***** EXTRACTED RECORDS

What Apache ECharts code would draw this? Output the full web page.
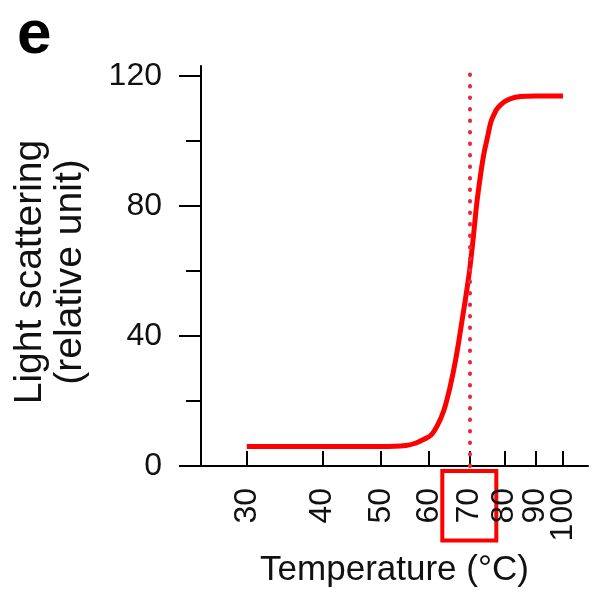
<!DOCTYPE html>
<html>
<head>
<meta charset="utf-8">
<script src="https://cdn.jsdelivr.net/npm/echarts@6/dist/echarts.min.js"></script>
<style>
  html, body { margin: 0; padding: 0; background: #fff; }
  #chart { width: 593px; height: 593px; }
</style>
</head>
<body>
<div id="chart"></div>
<script>
// temperature (°C) and light scattering
const temps = [30, 40, 50, 55, 57, 59, 60.5, 62, 63.5, 65, 66.5, 68, 69, 70, 71, 72, 73, 74, 75, 76, 77, 78, 80, 82, 85, 90, 95, 100];
const scattering = [6, 6, 6, 6.3, 7, 8.3, 9.5, 12.5, 17, 24, 33, 44, 51.5, 59.5, 69.5, 80.5, 89, 96, 101, 105.8, 108.3, 110.1, 112, 113, 113.6, 113.8, 113.8, 113.8];

const tempTicks = [30, 40, 50, 60, 70, 80, 90, 100];
const yMajorTicks = [0, 40, 80, 120];
const yMinorTicks = [20, 60, 100];
const markedTemp = 70;
const tempRange = [25.2, 110];
const yRange = [0, 123];

// x axis is logarithmic in temperature
const lg = Math.log10;
const font = 'Liberation Sans, Arial, Helvetica, sans-serif';

// an empty label at the axis end keeps the 90/100 pair from being thinned out
const labelValues = tempTicks.map(lg).concat([lg(tempRange[1])]);

const chart = echarts.init(document.getElementById('chart'));
chart.setOption({
  animation: false,
  textStyle: { fontFamily: font, color: '#111' },
  title: {
    text: 'e',
    left: 12,
    top: 0,
    textStyle: { fontSize: 62, fontWeight: 'bold', color: '#000', fontFamily: font }
  },
  grid: { left: 201, right: 5, top: 66, bottom: 125 },
  xAxis: {
    type: 'value',
    min: lg(tempRange[0]),
    max: lg(tempRange[1]),
    name: 'Temperature (°C)',
    nameLocation: 'middle',
    nameGap: 87,
    nameTextStyle: { fontSize: 35, color: '#111', fontFamily: font },
    axisLine: { show: true, lineStyle: { color: '#000', width: 2 } },
    axisTick: {
      show: true,
      inside: true,
      length: 15,
      customValues: tempTicks.map(lg),
      lineStyle: { color: '#000', width: 2 }
    },
    axisLabel: {
      customValues: labelValues,
      rotate: 90,
      margin: 5,
      hideOverlap: false,
      formatter: function (v) {
        const t = Math.round(Math.pow(10, v));
        if (tempTicks.indexOf(t) < 0) return '';
        return t === markedTemp ? '{box|' + t + '}' : '{plain|' + t + '}';
      },
      rich: {
        plain: { fontSize: 32, lineHeight: 24, color: '#111', fontFamily: font, padding: [0, 17, 0, 0] },
        box: { fontSize: 32, lineHeight: 24, color: '#111', fontFamily: font, padding: [11, 17, 11, 17],
               borderColor: '#ff0000', borderWidth: 4 }
      }
    },
    splitLine: { show: false }
  },
  yAxis: [{
    type: 'value',
    min: yRange[0],
    max: yRange[1],
    name: 'Light scattering\n(relative unit)',
    nameLocation: 'middle',
    nameGap: 111,
    nameTextStyle: { fontSize: 39, lineHeight: 40, color: '#111', fontFamily: font, padding: [0, 12, 0, 0] },
    axisLine: { show: true, lineStyle: { color: '#000', width: 2 } },
    axisTick: {
      show: true,
      length: 22,
      customValues: yMajorTicks,
      lineStyle: { color: '#000', width: 2 }
    },
    axisLabel: {
      customValues: yMajorTicks,
      margin: 39,
      fontSize: 32,
      color: '#111',
      fontFamily: font
    },
    splitLine: { show: false }
  }, {
    // minor ticks only
    type: 'value',
    position: 'left',
    min: yRange[0],
    max: yRange[1],
    axisLine: { show: false },
    axisTick: {
      show: true,
      length: 15,
      customValues: yMinorTicks,
      lineStyle: { color: '#000', width: 2 }
    },
    axisLabel: { show: false },
    splitLine: { show: false }
  }],
  series: [{
    type: 'line',
    data: temps.map((t, i) => [lg(t), scattering[i]]),
    showSymbol: false,
    smooth: 0.35,
    lineStyle: { color: '#ff0000', width: 5 },
    markLine: {
      silent: true,
      symbol: 'none',
      label: { show: false },
      lineStyle: { color: '#e8283c', width: 4, type: [0.5, 11], cap: 'round' },
      data: [[
        { coord: [lg(markedTemp), 0] },
        { coord: [lg(markedTemp), 120.5] }
      ]]
    }
  }]
});
</script>
</body>
</html>
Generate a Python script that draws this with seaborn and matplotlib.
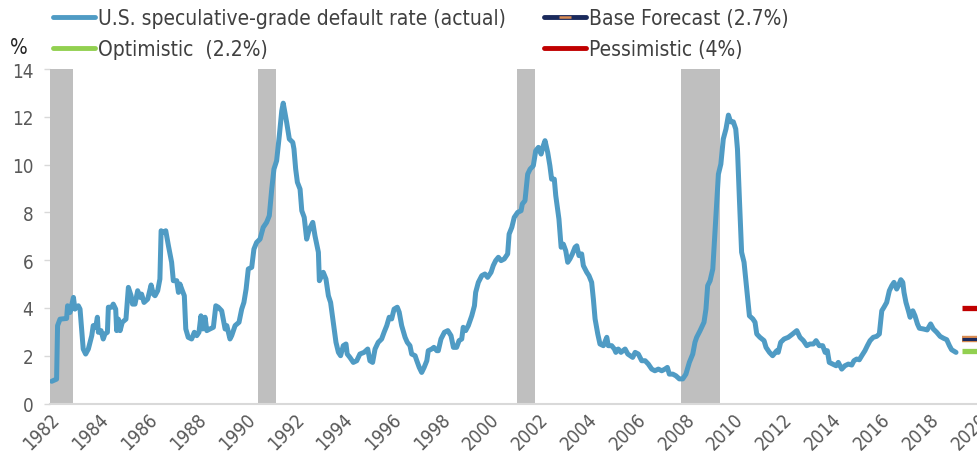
import pandas as pd
import matplotlib
matplotlib.use("Agg")
import matplotlib.pyplot as plt
import matplotlib.patheffects as pe
import seaborn as sns
from matplotlib.lines import Line2D
from matplotlib.legend_handler import HandlerTuple

# ================================
# Data
# ================================

years = [
    1982.07, 1982.27, 1982.31, 1982.41, 1982.68, 1982.72, 1982.82, 1982.96, 1983.02, 1983.16,
    1983.23, 1983.36, 1983.46, 1983.57, 1983.71, 1983.77, 1983.87, 1983.94, 1983.98, 1984.09,
    1984.18, 1984.25, 1984.35, 1984.39, 1984.53, 1984.59, 1984.69, 1984.73, 1984.80, 1984.87,
    1984.96, 1985.11, 1985.21, 1985.32, 1985.38, 1985.48, 1985.59, 1985.69, 1985.75, 1985.85,
    1986.00, 1986.14, 1986.23, 1986.30, 1986.41, 1986.50, 1986.55, 1986.64, 1986.74, 1986.85,
    1986.98, 1987.05, 1987.19, 1987.26, 1987.32, 1987.42, 1987.50, 1987.56, 1987.66, 1987.80,
    1987.91, 1988.01, 1988.10, 1988.18, 1988.25, 1988.35, 1988.42, 1988.55, 1988.69, 1988.79,
    1988.89, 1989.03, 1989.17, 1989.24, 1989.37, 1989.44, 1989.58, 1989.74, 1989.85, 1989.94,
    1990.03, 1990.12, 1990.26, 1990.35, 1990.46, 1990.60, 1990.73, 1990.87, 1990.98, 1991.08,
    1991.17, 1991.28, 1991.39, 1991.49, 1991.55, 1991.69, 1991.80, 1991.94, 1991.99, 1992.06,
    1992.13, 1992.24, 1992.31, 1992.41, 1992.51, 1992.62, 1992.76, 1992.85, 1992.99, 1993.03,
    1993.19, 1993.30, 1993.40, 1993.49, 1993.60, 1993.71, 1993.81, 1993.90, 1994.01, 1994.12,
    1994.17, 1994.28, 1994.42, 1994.56, 1994.69, 1994.86, 1995.01, 1995.10, 1995.21, 1995.31,
    1995.44, 1995.58, 1995.68, 1995.79, 1995.89, 1995.99, 1996.09, 1996.22, 1996.30, 1996.40,
    1996.54, 1996.63, 1996.74, 1996.81, 1996.95, 1997.02, 1997.12, 1997.22, 1997.32, 1997.43,
    1997.49, 1997.63, 1997.72, 1997.84, 1997.90, 1998.01, 1998.15, 1998.29, 1998.42, 1998.52,
    1998.65, 1998.75, 1998.86, 1998.92, 1999.02, 1999.13, 1999.27, 1999.38, 1999.43, 1999.54,
    1999.68, 1999.81, 1999.92, 2000.06, 2000.15, 2000.25, 2000.36, 2000.47, 2000.60, 2000.74,
    2000.80, 2000.91, 2001.01, 2001.15, 2001.29, 2001.34, 2001.45, 2001.56, 2001.66, 2001.79,
    2001.89, 2002.00, 2002.11, 2002.20, 2002.27, 2002.38, 2002.47, 2002.54, 2002.65, 2002.71,
    2002.84, 2002.93, 2003.02, 2003.12, 2003.20, 2003.29, 2003.39, 2003.50, 2003.57, 2003.66,
    2003.77, 2003.84, 2003.98, 2004.07, 2004.18, 2004.25, 2004.32, 2004.43, 2004.52, 2004.66,
    2004.80, 2004.86, 2005.00, 2005.11, 2005.17, 2005.27, 2005.38, 2005.55, 2005.66, 2005.86,
    2005.96, 2006.09, 2006.23, 2006.37, 2006.50, 2006.64, 2006.77, 2006.91, 2007.05, 2007.18,
    2007.28, 2007.36, 2007.50, 2007.63, 2007.77, 2007.91, 2008.04, 2008.18, 2008.32, 2008.41,
    2008.48, 2008.62, 2008.78, 2008.86, 2008.93, 2009.03, 2009.14, 2009.23, 2009.30, 2009.37,
    2009.47, 2009.57, 2009.68, 2009.78, 2009.87, 2009.98, 2010.08, 2010.15, 2010.23, 2010.32,
    2010.42, 2010.53, 2010.64, 2010.78, 2010.87, 2010.94, 2011.07, 2011.24, 2011.32, 2011.46,
    2011.59, 2011.76, 2011.82, 2011.92, 2012.06, 2012.23, 2012.41, 2012.58, 2012.71, 2012.85,
    2012.99, 2013.12, 2013.26, 2013.37, 2013.50, 2013.64, 2013.74, 2013.83, 2013.91, 2014.05,
    2014.19, 2014.28, 2014.42, 2014.55, 2014.69, 2014.83, 2014.92, 2015.03, 2015.14, 2015.24,
    2015.37, 2015.47, 2015.58, 2015.71, 2015.85, 2015.96, 2016.06, 2016.15, 2016.26, 2016.37,
    2016.47, 2016.56, 2016.67, 2016.74, 2016.84, 2016.92, 2016.97, 2017.05, 2017.15, 2017.22,
    2017.33, 2017.42, 2017.52, 2017.60, 2017.76, 2017.92, 2018.06, 2018.17, 2018.31, 2018.45,
    2018.59, 2018.72, 2018.83, 2018.92, 2019.10,
]

rates = [
    0.93, 1.02, 3.26, 3.53, 3.56, 4.09, 3.81, 4.44, 3.95, 4.09,
    3.95, 2.28, 2.07, 2.28, 2.84, 3.26, 3.19, 3.61, 2.98, 3.05,
    2.70, 2.91, 2.98, 4.03, 4.03, 4.16, 3.95, 3.05, 3.53, 3.05,
    3.40, 3.53, 4.86, 4.51, 4.16, 4.16, 4.72, 4.44, 4.58, 4.23,
    4.37, 4.96, 4.58, 4.51, 4.72, 5.21, 7.23, 7.16, 7.23, 6.60,
    5.91, 5.14, 5.14, 4.65, 5.00, 4.72, 4.51, 3.12, 2.77, 2.70,
    2.98, 2.84, 2.98, 3.67, 3.12, 3.61, 3.05, 3.12, 3.19, 4.09,
    4.03, 3.88, 3.12, 3.26, 2.70, 2.84, 3.26, 3.40, 3.95, 4.23,
    4.79, 5.63, 5.70, 6.46, 6.74, 6.88, 7.37, 7.58, 7.86, 8.97,
    9.81, 10.16, 11.21, 12.25, 12.57, 11.77, 11.07, 10.93, 10.65, 9.81,
    9.26, 8.97, 8.07, 7.79, 6.88, 7.30, 7.58, 7.02, 6.33, 5.14,
    5.49, 5.21, 4.51, 4.23, 3.40, 2.56, 2.14, 2.00, 2.42, 2.49,
    2.07, 1.93, 1.72, 1.79, 2.07, 2.14, 2.28, 1.79, 1.72, 2.28,
    2.56, 2.70, 2.98, 3.26, 3.61, 3.54, 3.95, 4.03, 3.82, 3.26,
    2.77, 2.56, 2.42, 2.07, 2.00, 1.79, 1.51, 1.30, 1.51, 1.79,
    2.21, 2.28, 2.35, 2.21, 2.21, 2.70, 2.98, 3.05, 2.84, 2.35,
    2.35, 2.63, 2.70, 3.19, 3.05, 3.26, 3.67, 4.09, 4.65, 5.07,
    5.35, 5.42, 5.28, 5.49, 5.77, 5.98, 6.12, 5.98, 6.05, 6.26,
    7.09, 7.37, 7.79, 8.00, 8.07, 8.35, 8.49, 9.60, 9.81, 9.95,
    10.58, 10.72, 10.44, 10.79, 11.00, 10.51, 9.95, 9.39, 9.39, 8.70,
    7.72, 6.54, 6.67, 6.39, 5.91, 6.05, 6.26, 6.54, 6.60, 6.19,
    6.26, 5.77, 5.49, 5.35, 5.07, 4.37, 3.54, 2.91, 2.49, 2.42,
    2.77, 2.42, 2.42, 2.28, 2.14, 2.28, 2.14, 2.28, 2.07, 1.93,
    2.14, 2.07, 1.79, 1.79, 1.65, 1.44, 1.37, 1.44, 1.37, 1.44,
    1.51, 1.23, 1.23, 1.16, 1.03, 1.03, 1.23, 1.72, 2.07, 2.56,
    2.77, 3.05, 3.40, 3.95, 4.93, 5.14, 5.63, 7.16, 8.42, 9.60,
    10.02, 11.07, 11.49, 12.07, 11.79, 11.79, 11.49, 10.65, 8.56, 6.33,
    5.91, 4.79, 3.67, 3.54, 3.40, 2.91, 2.77, 2.63, 2.35, 2.14,
    2.00, 2.21, 2.14, 2.56, 2.70, 2.77, 2.91, 3.05, 2.77, 2.63,
    2.42, 2.49, 2.49, 2.63, 2.42, 2.42, 2.14, 2.21, 1.72, 1.65,
    1.58, 1.72, 1.44, 1.58, 1.65, 1.61, 1.79, 1.86, 1.83, 2.00,
    2.21, 2.42, 2.63, 2.77, 2.81, 2.91, 3.88, 4.03, 4.23, 4.72,
    4.93, 5.07, 4.79, 4.93, 5.18, 5.07, 4.65, 4.23, 3.88, 3.61,
    3.88, 3.67, 3.33, 3.15, 3.12, 3.08, 3.33, 3.12, 2.98, 2.81,
    2.73, 2.67, 2.42, 2.25, 2.14,
]

# recession periods (start, end) in decimal years
recession_starts = [1982.0, 1990.53, 2001.12, 2007.84]
recession_ends = [1982.95, 1991.25, 2001.86, 2009.42]

# forecast markers drawn at the right edge
forecast_years = [2019.33, 2020.0]
base_rate = 2.7
optimistic_rate = 2.2
pessimistic_rate = 4.0

actual_label = "U.S. speculative-grade default rate (actual)"
base_label = "Base Forecast (2.7%)"
optimistic_label = "Optimistic  (2.2%)"
pessimistic_label = "Pessimistic (4%)"

# ================================
# Style
# ================================

sns.set_style("white")
plt.rcParams['font.family'] = ['DejaVu Sans']
plt.rcParams['font.stretch'] = 'condensed'

blue = '#4f9bc4'
navy = '#1b2a5c'
orange = '#d98b52'
green = '#92d050'
red = '#c00000'
grey_text = '#595959'

fig = plt.figure(figsize=(9.78, 4.52), dpi=100)
ax = fig.add_axes([50 / 978, 47.5 / 452, 928 / 978, 334.5 / 452])

# recession shading
for start, end in zip(recession_starts, recession_ends):
    ax.axvspan(start, end, color='#bfbfbf', lw=0, zorder=1)

# actual default rate
df = pd.DataFrame({'year': years, 'rate': rates})
sns.lineplot(data=df, x='year', y='rate', ax=ax, color=blue, lw=3.6,
             estimator=None, zorder=3)

# forecasts
ax.plot(forecast_years, [pessimistic_rate] * 2, color=red, lw=3.8, solid_capstyle='butt', zorder=4)
ax.plot(forecast_years, [optimistic_rate] * 2, color=green, lw=3.8, solid_capstyle='butt', zorder=4)
ax.plot(forecast_years, [base_rate] * 2, color=navy, lw=2.2, solid_capstyle='butt', zorder=5,
        path_effects=[pe.Stroke(linewidth=4.6, foreground=orange), pe.Normal()])

# ================================
# Axes
# ================================

ax.set_xlim(1982, 2020)
ax.set_ylim(0, 14)
ax.set_xticks(range(1982, 2021, 2))
ax.set_yticks(range(0, 15, 2))
ax.set_xlabel('')
ax.set_ylabel('')

for side in ['top', 'right', 'left']:
    ax.spines[side].set_visible(False)
ax.spines['bottom'].set_color('#d9d9d9')
ax.spines['bottom'].set_linewidth(1.5)

ax.tick_params(axis='y', left=True, length=4, width=1, color='#d9d9d9', pad=8,
               labelsize=13.5, labelcolor=grey_text)
ax.tick_params(axis='x', bottom=False, length=0, pad=4, labelsize=13.5, labelcolor=grey_text)
for lbl in ax.get_xticklabels():
    lbl.set_rotation(45)
    lbl.set_ha('right')
    lbl.set_va('top')
    lbl.set_rotation_mode('anchor')

fig.text(10 / 978, 1 - 48 / 452, '%', fontsize=15, color='#262626', va='center', ha='left')

# ================================
# Legend
# ================================

h_actual = Line2D([], [], color=blue, lw=3.5)
h_opt = Line2D([], [], color=green, lw=3.5)
h_pess = Line2D([], [], color=red, lw=3.5)
h_base = (Line2D([], [], color=navy, lw=3.5),
          Line2D([], [], ls='none', marker='_', markersize=9, mew=1.8, color=orange))

leg_kw = dict(loc='upper left', frameon=False, fontsize=15, handlelength=2.0,
              handletextpad=0.15, labelspacing=0.55, borderpad=0, borderaxespad=0,
              labelcolor='#404040')
fig.legend([h_actual, h_opt], [actual_label, optimistic_label],
           bbox_to_anchor=(53 / 978, 1 - 9 / 452), **leg_kw)
fig.legend([h_base, h_pess], [base_label, pessimistic_label],
           bbox_to_anchor=(544 / 978, 1 - 9 / 452),
           handler_map={tuple: HandlerTuple(ndivide=1)}, **leg_kw)

fig.savefig('out.png', dpi=100)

**********

Omit every picture, and please return the entries exactly from the first line through the line with "labelValues = tempTicks.map(lg).concat([lg(tempRange[1])]);", both included.

What Apache ECharts code would draw this? Output the full web page.
<!DOCTYPE html>
<html>
<head>
<meta charset="utf-8">
<script src="https://cdn.jsdelivr.net/npm/echarts@6/dist/echarts.min.js"></script>
<style>
  html, body { margin: 0; padding: 0; background: #fff; }
  #chart { width: 593px; height: 593px; }
</style>
</head>
<body>
<div id="chart"></div>
<script>
// temperature (°C) and light scattering
const temps = [30, 40, 50, 55, 57, 59, 60.5, 62, 63.5, 65, 66.5, 68, 69, 70, 71, 72, 73, 74, 75, 76, 77, 78, 80, 82, 85, 90, 95, 100];
const scattering = [6, 6, 6, 6.3, 7, 8.3, 9.5, 12.5, 17, 24, 33, 44, 51.5, 59.5, 69.5, 80.5, 89, 96, 101, 105.8, 108.3, 110.1, 112, 113, 113.6, 113.8, 113.8, 113.8];

const tempTicks = [30, 40, 50, 60, 70, 80, 90, 100];
const yMajorTicks = [0, 40, 80, 120];
const yMinorTicks = [20, 60, 100];
const markedTemp = 70;
const tempRange = [25.2, 110];
const yRange = [0, 123];

// x axis is logarithmic in temperature
const lg = Math.log10;
const font = 'Liberation Sans, Arial, Helvetica, sans-serif';

// an empty label at the axis end keeps the 90/100 pair from being thinned out
const labelValues = tempTicks.map(lg).concat([lg(tempRange[1])]);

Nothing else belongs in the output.